Given information.

-- start --

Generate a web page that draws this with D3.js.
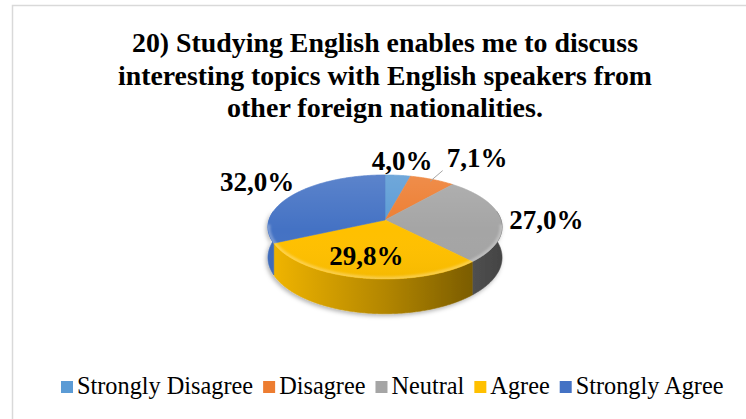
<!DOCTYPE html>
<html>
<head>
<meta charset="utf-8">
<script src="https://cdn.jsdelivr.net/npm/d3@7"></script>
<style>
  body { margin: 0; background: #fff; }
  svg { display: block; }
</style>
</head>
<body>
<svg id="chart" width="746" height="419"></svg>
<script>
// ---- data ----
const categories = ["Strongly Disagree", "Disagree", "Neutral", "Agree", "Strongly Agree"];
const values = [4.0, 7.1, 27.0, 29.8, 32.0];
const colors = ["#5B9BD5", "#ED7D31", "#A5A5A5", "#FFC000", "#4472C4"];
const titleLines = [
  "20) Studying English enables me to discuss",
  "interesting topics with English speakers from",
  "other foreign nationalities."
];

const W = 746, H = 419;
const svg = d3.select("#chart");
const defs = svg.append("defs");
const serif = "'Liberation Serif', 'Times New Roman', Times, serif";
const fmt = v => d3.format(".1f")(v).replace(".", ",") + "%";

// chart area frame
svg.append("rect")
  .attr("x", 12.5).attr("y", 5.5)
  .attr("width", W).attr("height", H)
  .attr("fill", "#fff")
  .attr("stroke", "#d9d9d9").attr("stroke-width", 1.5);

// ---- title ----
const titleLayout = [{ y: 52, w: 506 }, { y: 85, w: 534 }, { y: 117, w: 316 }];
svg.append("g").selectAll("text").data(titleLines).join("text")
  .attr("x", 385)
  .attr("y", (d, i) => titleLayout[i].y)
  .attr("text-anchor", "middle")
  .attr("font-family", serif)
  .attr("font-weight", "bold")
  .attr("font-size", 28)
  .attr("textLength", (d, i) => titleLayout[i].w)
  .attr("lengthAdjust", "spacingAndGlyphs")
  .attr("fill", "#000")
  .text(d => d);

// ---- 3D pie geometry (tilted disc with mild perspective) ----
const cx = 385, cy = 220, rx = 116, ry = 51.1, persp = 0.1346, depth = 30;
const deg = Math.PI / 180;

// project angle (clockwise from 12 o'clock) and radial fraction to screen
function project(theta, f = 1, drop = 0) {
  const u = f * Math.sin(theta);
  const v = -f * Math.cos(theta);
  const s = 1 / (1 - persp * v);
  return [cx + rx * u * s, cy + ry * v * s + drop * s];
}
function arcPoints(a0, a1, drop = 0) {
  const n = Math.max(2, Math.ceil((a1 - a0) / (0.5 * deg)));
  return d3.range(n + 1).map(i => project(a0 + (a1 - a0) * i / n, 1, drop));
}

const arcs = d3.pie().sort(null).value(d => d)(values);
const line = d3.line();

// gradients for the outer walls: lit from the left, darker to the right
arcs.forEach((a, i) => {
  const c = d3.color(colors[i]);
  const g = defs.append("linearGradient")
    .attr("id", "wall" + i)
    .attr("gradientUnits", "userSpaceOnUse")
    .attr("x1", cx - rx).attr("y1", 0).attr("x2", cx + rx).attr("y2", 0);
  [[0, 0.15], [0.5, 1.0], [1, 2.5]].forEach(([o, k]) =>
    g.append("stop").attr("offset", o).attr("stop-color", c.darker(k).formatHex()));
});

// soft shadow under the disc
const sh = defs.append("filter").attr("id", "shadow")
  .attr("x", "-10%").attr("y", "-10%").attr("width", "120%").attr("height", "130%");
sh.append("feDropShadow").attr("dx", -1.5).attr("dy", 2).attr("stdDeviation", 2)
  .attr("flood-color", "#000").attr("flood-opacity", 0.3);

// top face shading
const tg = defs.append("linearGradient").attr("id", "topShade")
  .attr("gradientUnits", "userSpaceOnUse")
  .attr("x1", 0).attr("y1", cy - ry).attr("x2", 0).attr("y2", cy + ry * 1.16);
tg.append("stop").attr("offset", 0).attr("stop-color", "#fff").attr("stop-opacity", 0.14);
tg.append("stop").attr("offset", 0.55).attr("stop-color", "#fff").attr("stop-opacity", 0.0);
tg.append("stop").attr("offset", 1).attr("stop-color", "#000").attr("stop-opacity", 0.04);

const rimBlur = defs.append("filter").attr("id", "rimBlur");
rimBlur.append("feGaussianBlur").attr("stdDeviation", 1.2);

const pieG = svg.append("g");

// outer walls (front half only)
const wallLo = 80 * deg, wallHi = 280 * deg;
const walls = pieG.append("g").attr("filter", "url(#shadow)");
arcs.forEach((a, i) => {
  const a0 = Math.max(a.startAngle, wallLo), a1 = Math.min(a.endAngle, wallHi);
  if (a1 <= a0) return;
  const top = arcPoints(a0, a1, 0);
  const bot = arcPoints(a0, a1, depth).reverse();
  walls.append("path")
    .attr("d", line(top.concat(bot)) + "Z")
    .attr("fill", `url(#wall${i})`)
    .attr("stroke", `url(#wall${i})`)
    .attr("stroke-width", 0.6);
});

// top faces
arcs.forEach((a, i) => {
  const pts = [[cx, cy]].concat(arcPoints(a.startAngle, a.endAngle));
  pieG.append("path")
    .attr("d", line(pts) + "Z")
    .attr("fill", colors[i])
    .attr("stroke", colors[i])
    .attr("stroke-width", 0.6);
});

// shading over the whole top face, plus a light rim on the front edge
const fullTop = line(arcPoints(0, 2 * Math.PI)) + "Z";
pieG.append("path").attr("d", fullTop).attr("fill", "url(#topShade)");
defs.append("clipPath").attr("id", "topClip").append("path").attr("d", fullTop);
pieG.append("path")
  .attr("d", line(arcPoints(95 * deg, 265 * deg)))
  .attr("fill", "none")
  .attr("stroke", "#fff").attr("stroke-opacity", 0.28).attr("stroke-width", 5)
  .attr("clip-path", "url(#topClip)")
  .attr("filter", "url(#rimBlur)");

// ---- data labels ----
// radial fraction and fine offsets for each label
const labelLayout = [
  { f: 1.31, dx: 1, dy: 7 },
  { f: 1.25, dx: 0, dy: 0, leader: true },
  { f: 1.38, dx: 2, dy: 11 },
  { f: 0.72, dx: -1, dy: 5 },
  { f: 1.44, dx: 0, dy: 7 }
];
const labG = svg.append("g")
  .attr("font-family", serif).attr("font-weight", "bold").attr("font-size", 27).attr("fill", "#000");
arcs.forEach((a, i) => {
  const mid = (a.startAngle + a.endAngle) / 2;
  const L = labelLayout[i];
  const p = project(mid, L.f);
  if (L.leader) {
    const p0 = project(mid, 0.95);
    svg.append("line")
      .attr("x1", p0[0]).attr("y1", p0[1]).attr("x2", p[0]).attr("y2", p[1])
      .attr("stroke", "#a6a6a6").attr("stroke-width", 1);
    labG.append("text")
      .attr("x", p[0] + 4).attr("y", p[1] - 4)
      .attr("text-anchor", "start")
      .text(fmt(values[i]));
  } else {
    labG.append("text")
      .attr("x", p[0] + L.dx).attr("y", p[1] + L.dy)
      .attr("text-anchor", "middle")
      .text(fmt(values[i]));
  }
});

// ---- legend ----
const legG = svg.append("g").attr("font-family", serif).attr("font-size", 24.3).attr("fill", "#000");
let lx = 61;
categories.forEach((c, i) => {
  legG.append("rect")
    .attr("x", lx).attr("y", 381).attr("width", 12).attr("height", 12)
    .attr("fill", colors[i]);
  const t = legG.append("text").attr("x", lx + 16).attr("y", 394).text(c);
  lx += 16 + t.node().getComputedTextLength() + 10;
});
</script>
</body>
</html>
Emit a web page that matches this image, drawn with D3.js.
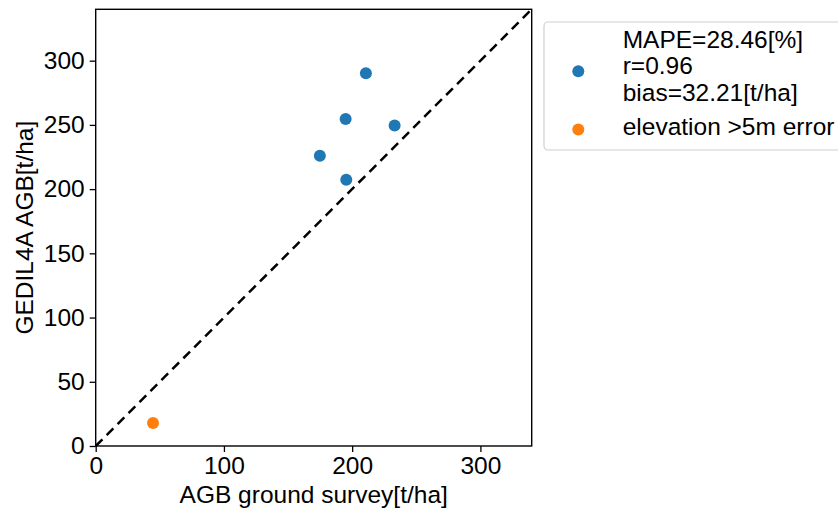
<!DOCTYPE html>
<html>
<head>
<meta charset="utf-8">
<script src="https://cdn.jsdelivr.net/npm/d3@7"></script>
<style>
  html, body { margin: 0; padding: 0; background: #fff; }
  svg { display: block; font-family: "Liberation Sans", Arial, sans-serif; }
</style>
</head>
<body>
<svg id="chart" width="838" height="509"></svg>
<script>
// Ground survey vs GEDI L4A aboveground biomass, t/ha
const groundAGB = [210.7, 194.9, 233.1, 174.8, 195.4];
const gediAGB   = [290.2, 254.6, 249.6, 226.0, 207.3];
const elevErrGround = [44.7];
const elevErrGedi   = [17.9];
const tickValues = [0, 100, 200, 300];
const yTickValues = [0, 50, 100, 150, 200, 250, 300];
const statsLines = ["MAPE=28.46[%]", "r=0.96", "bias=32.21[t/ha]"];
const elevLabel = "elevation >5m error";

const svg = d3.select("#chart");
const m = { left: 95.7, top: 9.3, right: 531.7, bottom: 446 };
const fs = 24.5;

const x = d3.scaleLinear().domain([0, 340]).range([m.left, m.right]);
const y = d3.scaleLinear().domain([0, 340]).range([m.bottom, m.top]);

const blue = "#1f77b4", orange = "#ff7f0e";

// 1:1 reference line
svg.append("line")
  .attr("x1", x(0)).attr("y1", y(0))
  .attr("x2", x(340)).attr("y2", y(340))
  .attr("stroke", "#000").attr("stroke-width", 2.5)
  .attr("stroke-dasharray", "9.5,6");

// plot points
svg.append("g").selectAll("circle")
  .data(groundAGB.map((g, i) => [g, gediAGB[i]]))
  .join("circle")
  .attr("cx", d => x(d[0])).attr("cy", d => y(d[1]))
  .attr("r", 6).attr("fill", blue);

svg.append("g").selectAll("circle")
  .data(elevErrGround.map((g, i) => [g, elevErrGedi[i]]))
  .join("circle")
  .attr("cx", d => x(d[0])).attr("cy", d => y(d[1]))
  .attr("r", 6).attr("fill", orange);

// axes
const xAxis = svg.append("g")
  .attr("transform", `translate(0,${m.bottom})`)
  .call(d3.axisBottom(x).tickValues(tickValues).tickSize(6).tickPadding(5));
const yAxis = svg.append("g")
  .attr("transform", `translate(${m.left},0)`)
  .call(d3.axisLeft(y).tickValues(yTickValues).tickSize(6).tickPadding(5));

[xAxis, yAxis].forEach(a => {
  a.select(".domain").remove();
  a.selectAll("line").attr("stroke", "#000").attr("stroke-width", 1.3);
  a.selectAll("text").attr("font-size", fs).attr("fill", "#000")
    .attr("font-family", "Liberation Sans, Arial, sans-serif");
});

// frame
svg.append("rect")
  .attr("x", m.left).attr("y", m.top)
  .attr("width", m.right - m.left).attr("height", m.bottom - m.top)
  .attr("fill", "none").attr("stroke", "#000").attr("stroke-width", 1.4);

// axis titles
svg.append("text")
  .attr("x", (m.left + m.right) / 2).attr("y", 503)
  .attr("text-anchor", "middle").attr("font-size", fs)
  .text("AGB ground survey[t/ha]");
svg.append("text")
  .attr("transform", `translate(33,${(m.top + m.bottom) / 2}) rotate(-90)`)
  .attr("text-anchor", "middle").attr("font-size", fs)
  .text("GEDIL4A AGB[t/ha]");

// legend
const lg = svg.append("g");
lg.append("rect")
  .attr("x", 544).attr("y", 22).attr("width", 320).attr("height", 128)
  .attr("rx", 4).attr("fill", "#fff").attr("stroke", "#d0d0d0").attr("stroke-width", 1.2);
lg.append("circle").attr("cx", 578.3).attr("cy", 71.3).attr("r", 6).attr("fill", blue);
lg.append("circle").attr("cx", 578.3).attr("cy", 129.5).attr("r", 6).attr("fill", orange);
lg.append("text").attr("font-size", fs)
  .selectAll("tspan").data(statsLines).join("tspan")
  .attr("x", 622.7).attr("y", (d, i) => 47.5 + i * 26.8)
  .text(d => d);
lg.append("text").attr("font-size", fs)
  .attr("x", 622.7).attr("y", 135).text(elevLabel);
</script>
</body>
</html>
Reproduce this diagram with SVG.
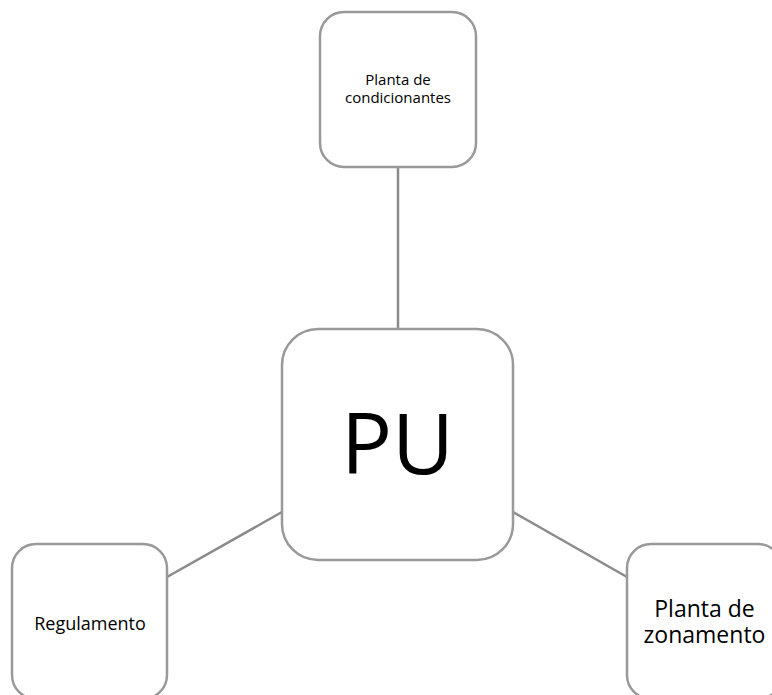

-- end --

Task to complete. Restate the material word for word from its first line through the line containing "const fmt = v", both included; the pictures do not belong in it.

Full response.
Generate a web page that draws this with D3.js.
<!DOCTYPE html>
<html>
<head>
<meta charset="utf-8">
<script src="https://cdn.jsdelivr.net/npm/d3@7"></script>
<style>
  body { margin: 0; background: #fff; }
  svg { display: block; }
</style>
</head>
<body>
<svg id="chart" width="746" height="419"></svg>
<script>
// ---- data ----
const categories = ["Strongly Disagree", "Disagree", "Neutral", "Agree", "Strongly Agree"];
const values = [4.0, 7.1, 27.0, 29.8, 32.0];
const colors = ["#5B9BD5", "#ED7D31", "#A5A5A5", "#FFC000", "#4472C4"];
const titleLines = [
  "20) Studying English enables me to discuss",
  "interesting topics with English speakers from",
  "other foreign nationalities."
];

const W = 746, H = 419;
const svg = d3.select("#chart");
const defs = svg.append("defs");
const serif = "'Liberation Serif', 'Times New Roman', Times, serif";
const fmt = v => d3.format(".1f")(v).replace(".", ",") + "%";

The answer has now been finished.